Doch nicht nur das Fahren, auch das Parken wird zunehmend autonom. Analog zur Evolution von Intelligent Drive zum Drive Pilot erhielt der Memory-Park-Assistent, der das Einlernen für einen spezifischen Stellplatz ermöglicht, ein visionäres Pendant. Demnach sind die S- und E-Klasse, der EQS und EQS SUV, der EQE und EQE SUV sowie das T-Modell mit dem Intelligent Park Pilot für fahrerloses Parken gerüstet.

Beim Automated Valet Parking (AVP) auf SAE-Level 4 erfolgt das Ein- und Ausparken vollautomatisiert und fahrerlos. In Parkhäusern mit der notwendigen Infrastruktur wird das Auto dafür auf einer vordefinierten Abstellfläche verlassen und der Parkvorgang über das Smartphone initiiert. Anschließend fährt es eigenständig zu einem freien Parkplatz und kehrt auf Wunsch zur Pickup-Area zurück. Seit Dezember 2022 ist dies am Stuttgarter Flughafen (P6) im Serienbetrieb möglich – erstmals weltweit. Das Ergbnis einer jahrelangen Kooperation des OEMs mit Bosch.

Diese weiteren Systeme bietet Mercedes an

Aktuell zählen Luminar und Nvidia zu den prominentesten, verbleibenden Partnern beim autonomen Fahren. Die Entwicklungskooperation mit BMW wurde bereits im Sommer 2020 auf Eis gelegt. Anstatt der großen Verbrüderung kehrten die deutschen Premiumhersteller zum Status Quo zurück.

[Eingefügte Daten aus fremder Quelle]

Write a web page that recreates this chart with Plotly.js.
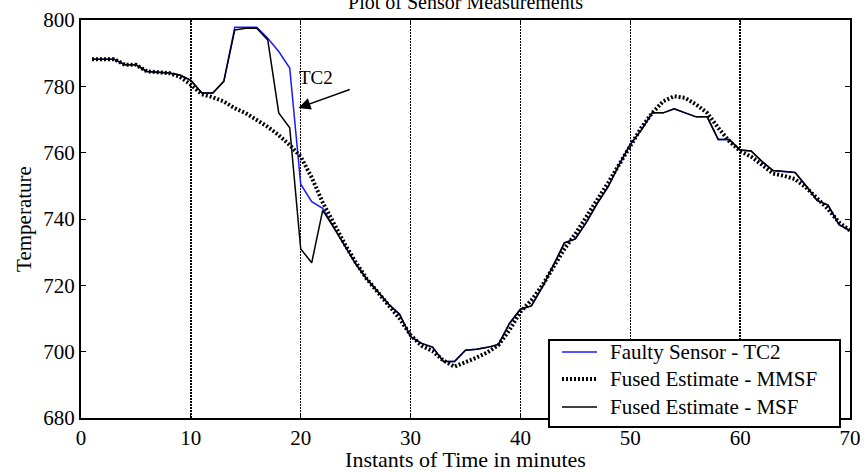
<!DOCTYPE html>
<html>
<head>
<meta charset="utf-8">
<script src="https://cdn.plot.ly/plotly-3.0.1.min.js"></script>
<style>
  html, body { margin: 0; padding: 0; background: #fff; }
  #chart { width: 867px; height: 472px; }
</style>
</head>
<body>
<div id="chart"></div>
<script>
// Time instants (minutes)
const minutes = [
  1, 2, 3, 4, 5, 6, 7, 8, 9, 10,
  11, 12, 13, 14, 15, 16, 17, 18, 19, 20,
  21, 22, 23, 24, 25, 26, 27, 28, 29, 30,
  31, 32, 33, 34, 35, 36, 37, 38, 39, 40,
  41, 42, 43, 44, 45, 46, 47, 48, 49, 50,
  51, 52, 53, 54, 55, 56, 57, 58, 59, 60,
  61, 62, 63, 64, 65, 66, 67, 68, 69, 70
];

// Raw reading of the faulty thermocouple TC2
const faultyTC2 = [
  788.2, 788.2, 788.2, 786.5, 786.5, 784.5, 784.2, 784.0, 783.4, 781.8,
  778.0, 778.0, 781.5, 797.8, 797.8, 797.8, 794.5, 790.5, 785.5, 750.5,
  745.2, 743.2, 737.5, 732.0, 726.5, 722.0, 718.0, 714.3, 711.3, 704.5,
  702.5, 701.4, 697.0, 697.0, 700.4, 700.7, 701.3, 702.2, 708.5, 712.8,
  713.8, 719.5, 726.0, 732.8, 734.0, 739.0, 744.7, 749.8, 756.5, 762.5,
  766.8, 772.0, 772.0, 773.2, 772.0, 770.8, 770.8, 764.0, 764.0, 760.8,
  760.5, 757.3, 754.6, 754.4, 754.0, 750.0, 745.6, 744.2, 738.3, 736.5
];

// Fused estimate from the MMSF algorithm
const fusedMMSF = [
  788.2, 788.2, 788.2, 786.5, 786.5, 784.5, 784.2, 784.0, 782.9, 780.5,
  777.6, 776.7, 775.4, 773.4, 771.9, 770.0, 767.8, 765.3, 762.3, 758.8,
  752.5, 745.0, 738.5, 732.5, 727.0, 722.0, 718.0, 714.0, 710.0, 705.0,
  701.8, 700.2, 697.3, 695.5, 696.8, 698.2, 699.8, 702.0, 706.5, 712.0,
  715.5, 720.0, 725.5, 731.0, 735.5, 740.5, 746.0, 751.0, 756.5, 762.0,
  767.5, 772.0, 775.5, 777.0, 776.5, 774.5, 772.0, 767.5, 763.5, 760.5,
  758.8, 756.3, 753.7, 753.0, 752.0, 749.5, 746.3, 743.0, 739.0, 736.5
];

// Fused estimate from the MSF algorithm
const fusedMSF = [
  788.2, 788.2, 788.2, 786.5, 786.5, 784.5, 784.2, 784.0, 783.4, 781.8,
  778.0, 778.0, 781.5, 797.0, 797.5, 797.5, 794.0, 772.0, 767.5, 731.0,
  726.8, 742.6, 737.5, 732.0, 726.5, 722.0, 718.0, 714.3, 711.3, 704.5,
  702.5, 701.4, 697.0, 697.0, 700.4, 700.7, 701.3, 702.2, 708.5, 712.8,
  713.8, 719.5, 726.0, 732.8, 734.0, 739.0, 744.7, 749.8, 756.5, 762.5,
  766.8, 772.0, 772.0, 773.2, 772.0, 770.8, 770.8, 764.0, 764.0, 760.8,
  760.5, 757.3, 754.6, 754.4, 754.0, 750.0, 745.6, 744.2, 738.3, 736.5
];

const seriesNames = ['Faulty Sensor - TC2', 'Fused Estimate - MMSF', 'Fused Estimate - MSF'];
const xTicks = [0, 10, 20, 30, 40, 50, 60, 70];
const yTicks = [680, 700, 720, 740, 760, 780, 800];

// Arrow pointing at the TC2 trace: [tip x, tip y, tail x, tail y]
const tc2Arrow = [19.8, 773.5, 24.6, 779.2];
const tc2Label = [21.4, 782.8];

const serif = 'Liberation Serif, Times New Roman, serif';

const lineStyles = [
  { color: '#1a1aff', width: 1.5 },
  { color: '#000', width: 4, dash: '2px,2px' },
  { color: '#000', width: 1.5 }
];
const seriesData = [faultyTC2, fusedMMSF, fusedMSF];

const traces = seriesData.map((vals, i) => ({
  x: minutes, y: vals, name: seriesNames[i], type: 'scatter', mode: 'lines',
  line: lineStyles[i], showlegend: false
}));

// Boxed key in the lower right corner of the axes (paper coordinates)
const keyBox = { x0: 0.6086, x1: 0.987, y0: -0.0226, y1: 0.196 };
const keyRows = [0.1658, 0.098, 0.0276];
const keySample = [0.6255, 0.671];
const keyTextX = 0.6853;

const shapes = [
  {
    type: 'rect', xref: 'paper', yref: 'paper', layer: 'above',
    x0: keyBox.x0, x1: keyBox.x1, y0: keyBox.y0, y1: keyBox.y1,
    fillcolor: '#fff', line: { color: '#000', width: 2 }
  }
].concat(keyRows.map((ry, i) => ({
  type: 'line', xref: 'paper', yref: 'paper', layer: 'above',
  x0: keySample[0], x1: keySample[1], y0: ry, y1: ry,
  line: lineStyles[i]
})));

const keyLabels = keyRows.map((ry, i) => ({
  xref: 'paper', yref: 'paper', x: keyTextX, y: ry,
  xanchor: 'left', yanchor: 'middle', showarrow: false,
  text: seriesNames[i],
  font: { family: serif, size: 21, color: '#000' }
}));

const layout = {
  width: 867, height: 472,
  margin: { l: 81, r: 17, t: 20, b: 54 },
  paper_bgcolor: '#fff', plot_bgcolor: '#fff',
  font: { family: serif, size: 21, color: '#000' },
  title: {
    text: 'Plot of Sensor Measurements',
    font: { family: serif, size: 20, color: '#000' },
    x: 0.537, xanchor: 'center',
    y: 0.996, yref: 'container', yanchor: 'middle'
  },
  showlegend: false,
  xaxis: {
    range: [0, 70], tickvals: xTicks, ticktext: xTicks.map(String),
    ticks: 'inside', ticklen: 5, tickcolor: '#000', tickwidth: 1,
    showline: true, linecolor: '#000', linewidth: 2, mirror: 'ticks',
    showgrid: true, gridcolor: '#000', gridwidth: 1.3, griddash: '2px,1px',
    zeroline: false,
    tickfont: { family: serif, size: 21, color: '#000' },
    title: { text: 'Instants of Time in minutes', font: { family: serif, size: 22, color: '#000' }, standoff: 2 }
  },
  yaxis: {
    range: [680, 800], tickvals: yTicks, ticktext: yTicks.map(String),
    ticks: 'inside', ticklen: 5, tickcolor: '#000', tickwidth: 1,
    showline: true, linecolor: '#000', linewidth: 2, mirror: 'ticks',
    showgrid: false, zeroline: false,
    tickfont: { family: serif, size: 21, color: '#000' },
    title: { text: 'Temperature', font: { family: serif, size: 21, color: '#000' }, standoff: 6 }
  },
  shapes: shapes,
  annotations: [
    {
      x: tc2Arrow[0], y: tc2Arrow[1], xref: 'x', yref: 'y',
      ax: tc2Arrow[2], ay: tc2Arrow[3], axref: 'x', ayref: 'y',
      text: '', showarrow: true, arrowhead: 2, arrowsize: 1.6, arrowwidth: 1.5, arrowcolor: '#000'
    },
    {
      x: tc2Label[0], y: tc2Label[1], xref: 'x', yref: 'y',
      text: 'TC2', showarrow: false,
      font: { family: serif, size: 19, color: '#000' }
    }
  ].concat(keyLabels)
};

Plotly.newPlot('chart', traces, layout, { displayModeBar: false, staticPlot: true });
</script>
</body>
</html>
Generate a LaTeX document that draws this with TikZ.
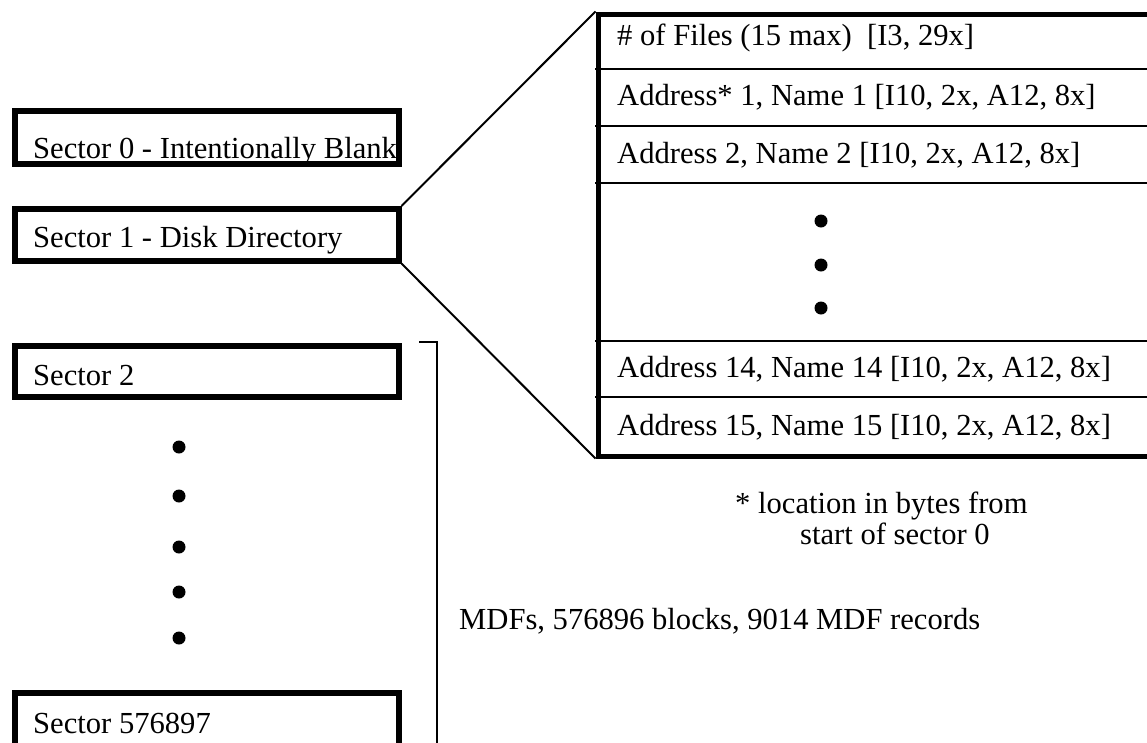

Seither setzte Mercedes an den richtigen Stellen auf eigene Kompetenzen und fokussierte sich auf autonome Fahrfunktionen für Privatfahrzeuge – im Gegensatz zu Volkswagen oder Konkurrenten aus den USA und Fernost. Obwohl die Stuttgarter mit dem Drive Pilot die Führungsposition im Wettlauf um höhere SAE-Level innehaben, den alltäglicheren Nutzen schaffen derzeit Systeme auf Level 2+. Doch auch hier gab es erfreuliche Neuigkeiten. Der aktive Abstandsassistent Distronic für die C-, E- und S-Klasse sowie für alle EQ-Modelle ist bereits auf SAE-Level 2+ verfügbar. Im Juli 2023 erfolgte schließlich die Ankündigung für den europäischen Markt. Der automatische Spurwechsel (ALC) wurde ebenfalls ergänzt. Dieser überholt langsamere Fahrzeuge zwischen 80 und 140 km/h ohne Zutun des Fahrers. Notwendig seien lediglich autobahnähnliche Straßen mit Spurmarkierungen und baulich getrennte Richtungsfahrbahnen. Zudem hilft ALC bei beim Ansteuern von Ausfahrten sowie beim Wechseln von Autobahnen.

Seit September 2024 ist der ALC im Fahrassistenz-Paket Plus für 33 europäische Länder verfügbar. Insgesamt 15 Mercedes-Benz Typen der C-, E- und S-Klasse, GLC, CLE sowie EQE, EQS sowie EQS SUV und EQE SUV können das System erhalten – entweder ab Werk oder per Over-the-Air-Update.

Dieser Artikel wurde ursprünglich am 19. April 2022 geschrieben und wird seitdem fortlaufend aktualisiert.